Less-specific advice
- Read a lot—and, in particular, read those authors you’d like to write like. And try to avoid reading too much of those authors you wouldn’t like to write like.
- When you write, think about both the genre and the audience. Good writing in one genre, or for one audience, looks very different than good writing in another genre or for another audience.
- Get people around you to edit your work. Getting writers to edit your work is probably the fastest way to improve. It’s also a great way to build friendships and clarify your thinking. I’m relatively harsh. But, if you’re confident that I won’t make you hate me or make you miserable by being absurdly critical, then shoot me a message—I’d probably be delighted to edit. At the very least, it’d make me happy to read what you have to say.
Thanks to Evgeny and mishajw for helpful comments.

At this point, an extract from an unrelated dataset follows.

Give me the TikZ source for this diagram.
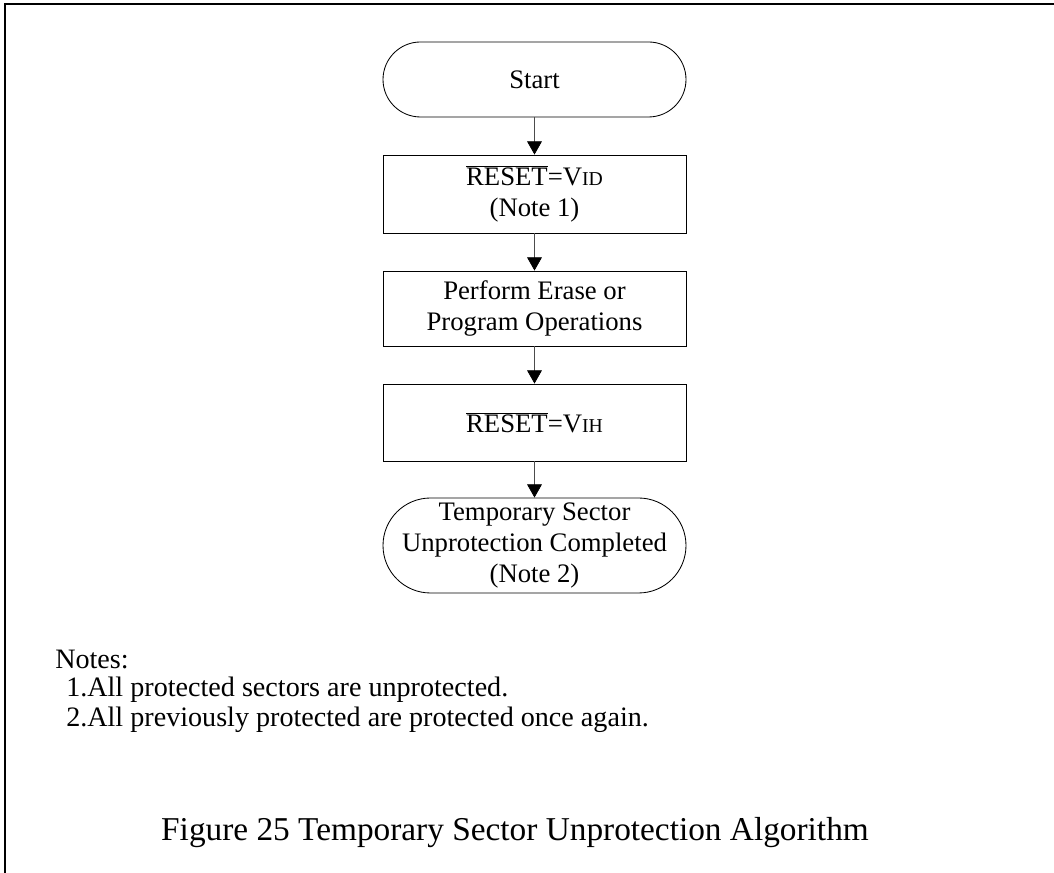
\documentclass[tikz,border=0pt]{standalone}
\usepackage{fontspec}
\setmainfont{Liberation Serif}
\usetikzlibrary{arrows.meta}
\tikzset{
  box/.style={draw, line width=0.6pt, minimum width=303*0.025cm, align=center,
    font=\fontsize{19}{22}\selectfont, inner sep=0pt},
  term/.style={box, rounded corners=#1*0.0125cm, minimum height=#1*0.025cm},
  flow/.style={draw=black!70, line width=0.5pt, -{Triangle[length=0.33cm, width=0.37cm, color=black, fill=black]}},
}
\newcommand{\rst}{$\overline{\mbox{RESET}}$=V}
\newcommand{\sub}[1]{{\fontsize{14}{14}\selectfont #1}}
\begin{document}
\begin{tikzpicture}[x=0.025cm, y=0.025cm]
	\useasboundingbox (0,0) rectangle (1054,873);
	% frame
	\draw[line width=1.4pt] (5,0) -- (5,869) -- (1054,869);
	% flow chart
	\node[term=75] (start) at (534.5,793.5) {Start};
	\node[box, minimum height=78*0.025cm] (vid) at (534.5,679) {\rst\sub{ID}\\(Note 1)};
	\node[box, minimum height=75*0.025cm] (perform) at (534.5,564.5) {Perform Erase or\\Program Operations};
	\node[box, minimum height=77*0.025cm] (vih) at (534.5,450.5) {\rst\sub{IH}};
	\node[term=95] (done) at (534.5,327.5) {Temporary Sector\\Unprotection Completed\\(Note 2)};
	\foreach \a/\b in {start/vid, vid/perform, perform/vih, vih/done}{
		\draw[flow] (\a) -- (\b);
	}
	% notes
	\begin{scope}[font=\fontsize{20}{24}\selectfont]
		\node[anchor=west, inner sep=0pt] (notes) at (55,213) {Notes:};
		\node[anchor=west, inner sep=0pt] (note1) at (66,183) {1.All protected sectors are unprotected.};
		\node[anchor=west, inner sep=0pt] (note2) at (66,153) {2.All previously protected are protected once again.};
	\end{scope}
	\node[font=\fontsize{23.7}{28}\selectfont] (caption) at (515,40) {Figure 25 Temporary Sector Unprotection Algorithm};
\end{tikzpicture}
\end{document}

Interesting points. I think the specific advice here is particularly useful for eliminating mistake in expression. That is, to ensure that your reader is receiving from the page the impression you are intending him to, and that you are actually communicating what you think you are. I suppose that is quite precisely what you intend to assist with when noting that this advice is aimed at fulfilling your posited 2nd objective in writing well.

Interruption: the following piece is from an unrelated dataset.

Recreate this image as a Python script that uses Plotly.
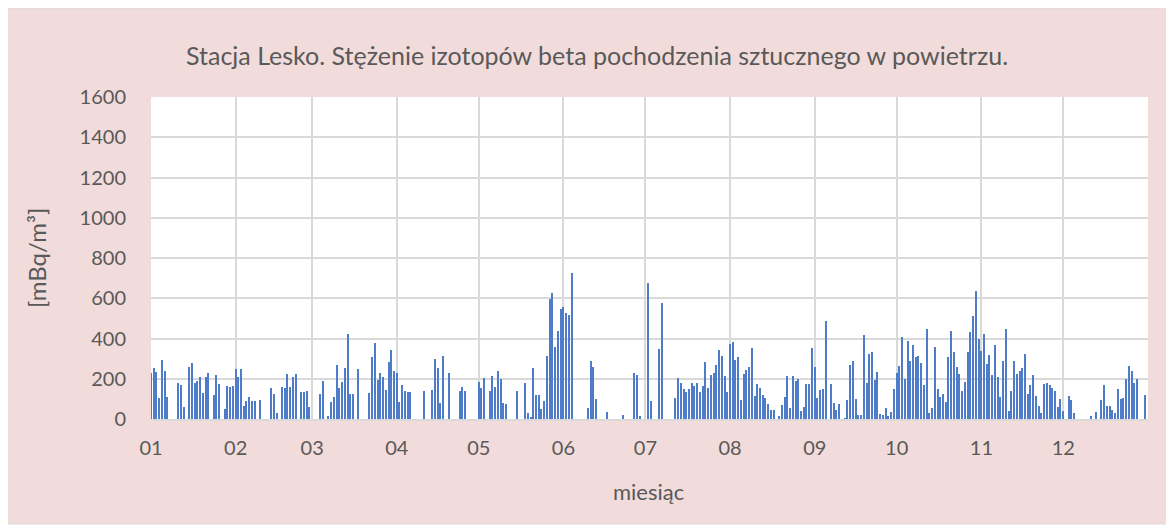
import pandas as pd
import plotly.graph_objects as go

# Daily values [mBq/m3], one list per month (0 = no measurement / no bar)
jan = [230, 251, 236, 104, 293, 240, 107, 0, 0, 0, 178, 167, 61, 0, 260, 279, 177, 188, 208, 129,
       208, 228, 0, 117, 218, 174, 0, 50, 164, 157, 164]
feb = [248, 207, 246, 64, 89, 107, 89, 89, 0, 93, 0, 0, 0, 152, 122, 28, 0, 157, 154, 226,
       157, 208, 222, 0, 134, 134, 139, 58]
mar = [0, 0, 0, 124, 188, 0, 13, 84, 109, 268, 152, 185, 251, 420, 124, 124, 0, 248, 0, 0,
       0, 129, 307, 380, 195, 230, 207, 144, 284, 342, 241]
apr = [230, 84, 167, 137, 136, 132, 0, 0, 0, 0, 137, 0, 0, 144, 298, 253, 79, 311, 0, 230,
       0, 0, 0, 137, 159, 139, 0, 0, 0, 0]
may = [183, 154, 203, 0, 140, 213, 159, 238, 198, 78, 76, 0, 0, 0, 137, 0, 0, 178, 30, 10,
       253, 119, 119, 50, 89, 312, 597, 628, 359, 436, 545]
jun = [555, 526, 516, 724, 0, 0, 0, 0, 0, 55, 288, 256, 99, 0, 0, 0, 35, 0, 0, 0,
       0, 0, 20, 0, 0, 0, 230, 218, 15, 0]
jul = [0, 678, 91, 0, 0, 349, 574, 0, 0, 0, 0, 102, 203, 178, 147, 136, 147, 178, 162, 177,
       132, 164, 281, 152, 218, 231, 268, 341, 312, 213, 132]
aug = [372, 385, 293, 306, 93, 222, 243, 260, 354, 112, 174, 155, 121, 106, 76, 45, 46, 0, 15, 69,
       109, 213, 55, 213, 190, 200, 38, 61, 174, 174, 352]
sep = [258, 104, 144, 147, 486, 0, 172, 79, 45, 73, 0, 3, 94, 268, 286, 98, 21, 18, 417, 177,
       324, 331, 195, 236, 23, 20, 53, 15, 33, 150]
oct_ = [230, 264, 407, 198, 387, 288, 367, 309, 312, 279, 167, 446, 31, 53, 360, 147, 107, 122, 84, 307,
        435, 331, 258, 223, 139, 183, 331, 433, 514, 635, 397]
nov = [336, 420, 273, 317, 220, 369, 207, 111, 288, 448, 38, 139, 289, 225, 240, 251, 322, 126, 167, 217,
       114, 63, 30, 174, 178, 169, 152, 137, 60, 99]
dec = [41, 0, 112, 93, 30, 0, 0, 0, 0, 0, 13, 0, 35, 0, 94, 167, 66, 64, 45, 30,
       147, 99, 102, 198, 263, 238, 178, 200, 0, 0, 119]

values = jan + feb + mar + apr + may + jun + jul + aug + sep + oct_ + nov + dec
dates = pd.date_range("2021-01-01", periods=len(values), freq="D")

month_ticks = ["01", "02", "03", "04", "05", "06", "07", "08", "09", "10", "11", "12"]
tick_dates = list(pd.date_range("2021-01-01", periods=13, freq="MS"))
tick_text = month_ticks + [""]

y_ticks = [0, 200, 400, 600, 800, 1000, 1200, 1400, 1600]

title_text = "Stacja Lesko. Stężenie izotopów beta pochodzenia sztucznego w powietrzu."
x_title = "miesiąc"
y_title = "[mBq/m³]"

FONT = "Lato, 'Noto Sans', sans-serif"
TXT = "#595959"
PINK = "#F2DCDB"
GRID = "#D9D9D9"

# page offset (body margin of the html page)
OFF = 8
W, H = 1174 - OFF, 532 - OFF
# plot area in page pixels
PL, PR, PT, PB = 151, 1148, 97, 419
L, R, T, B = PL - OFF, W - (PR - OFF), PT - OFF, H - (PB - OFF)
pw, ph = PR - PL, PB - PT


def px_x(px):
    return (px - PL) / pw


def px_y(py):
    return (PB - py) / ph


fig = go.Figure()
fig.add_trace(go.Bar(
    x=dates, y=values,
    width=0.45 * 86400000,
    marker=dict(color="#4F7CC9", line=dict(width=0)),
    showlegend=False,
))

fig.update_layout(
    width=W, height=H,
    margin=dict(l=L, r=R, t=T, b=B, pad=0),
    paper_bgcolor="white",
    plot_bgcolor="white",
    font=dict(family=FONT, color=TXT, size=20),
    bargap=0,
    shapes=[
        dict(type="rect", xref="paper", yref="paper", layer="below",
             x0=px_x(OFF - 3), x1=px_x(1167), y0=px_y(524), y1=px_y(OFF),
             fillcolor=PINK, line=dict(color=GRID, width=1)),
        dict(type="rect", xref="paper", yref="paper", layer="below",
             x0=0, x1=1, y0=0, y1=1,
             fillcolor="white", line=dict(width=0)),
    ],
    annotations=[
        dict(text=title_text, xref="paper", yref="paper", x=px_x(597), y=px_y(55),
             xanchor="center", yanchor="middle", showarrow=False,
             font=dict(family=FONT, size=25, color=TXT)),
        dict(text=x_title, xref="paper", yref="paper", x=px_x(648), y=px_y(491),
             xanchor="center", yanchor="middle", showarrow=False,
             font=dict(family=FONT, size=22, color=TXT)),
        dict(text=y_title, xref="paper", yref="paper", x=px_x(36), y=px_y(258),
             xanchor="center", yanchor="middle", showarrow=False, textangle=-90,
             font=dict(family=FONT, size=24, color=TXT)),
    ],
)

fig.update_xaxes(
    type="date",
    range=["2021-01-01", "2022-01-01"],
    tickmode="array", tickvals=tick_dates, ticktext=tick_text,
    showgrid=True, gridcolor=GRID, gridwidth=1.5,
    showline=True, linecolor=GRID, linewidth=1.5,
    ticks="outside", ticklen=10, tickcolor="rgba(0,0,0,0)",
    tickfont=dict(family=FONT, size=20, color=TXT),
    zeroline=False,
)
fig.update_yaxes(
    range=[0, 1600],
    tickmode="array", tickvals=y_ticks,
    showgrid=True, gridcolor=GRID, gridwidth=1.5,
    showline=False,
    ticks="outside", ticklen=20, tickcolor="rgba(0,0,0,0)",
    tickfont=dict(family=FONT, size=20, color=TXT),
    zeroline=False,
)

fig.write_html("out.html")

However, I can't help but feel there is a bit of a leap occuring within this article, between the intro and the provision of advice. Not that the advice is not highly useful, or that following it would not lead to this desired objective of better writing (I personally think point (1) from your less-specific advice to be a crucial directive), but the listed advice seems to assume not only that one has a thought, but also that one's thought has at least some kind of expressable form.
I think there are, or at least it is useful to conceive of there being, quite a few steps between the formation of a thought and its realization in an expressable language. In a way, all of our expressions are imperfect representations of our internal ideas that have come about as a function of our learned process in transforming intuitions and tendencies into words and phrases. I think, therefore, that perhaps the most crucial steps in 'good writing' do not occur close to the final stages of the realization, where we are re-configuring our expressions, choosing between essentially analogous (to us) expressions to ensure we squash potential misinterpretations. Instead, these most crucial steps are likely in the more sub-conscious, primary stages, where we make the most foundational decisions about our expression, before we even have any potential wording of it before us for consideration for alteration.

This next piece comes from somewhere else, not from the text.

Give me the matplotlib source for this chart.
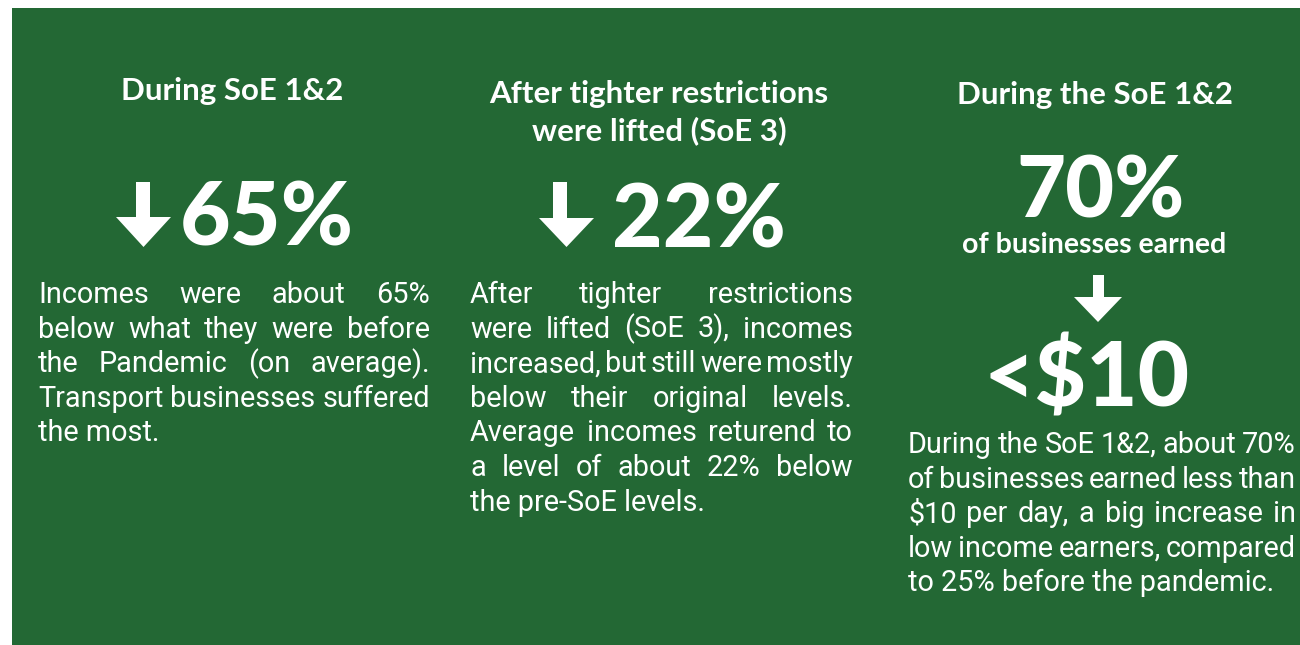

One could perhaps subsume all of this into step (1) as all part of the thought-forming process. But that, I think, would be to pile in the initial formation of an idea with our formation of how we can express it, which are intuitively different functions.
Not to say this leap is any real issue with this post, of course. I wonder what you think about the need to analyse and find improvement mechanisms for these intermediate stages between thoughts and concreted forms of expression (writing).
That's a good summary of the main thrust of my comment. I am very glad to have had an influence on your position here!
On these steps being vague and perhaps arbitrary, I think this primarily arises from the difficulties we experience in observing the functions of our own mind. Using examples, though, I think we can discover some aspects of these steps in our thought-formation (sorry if this is getting a little far from the initial topic of writing advice!).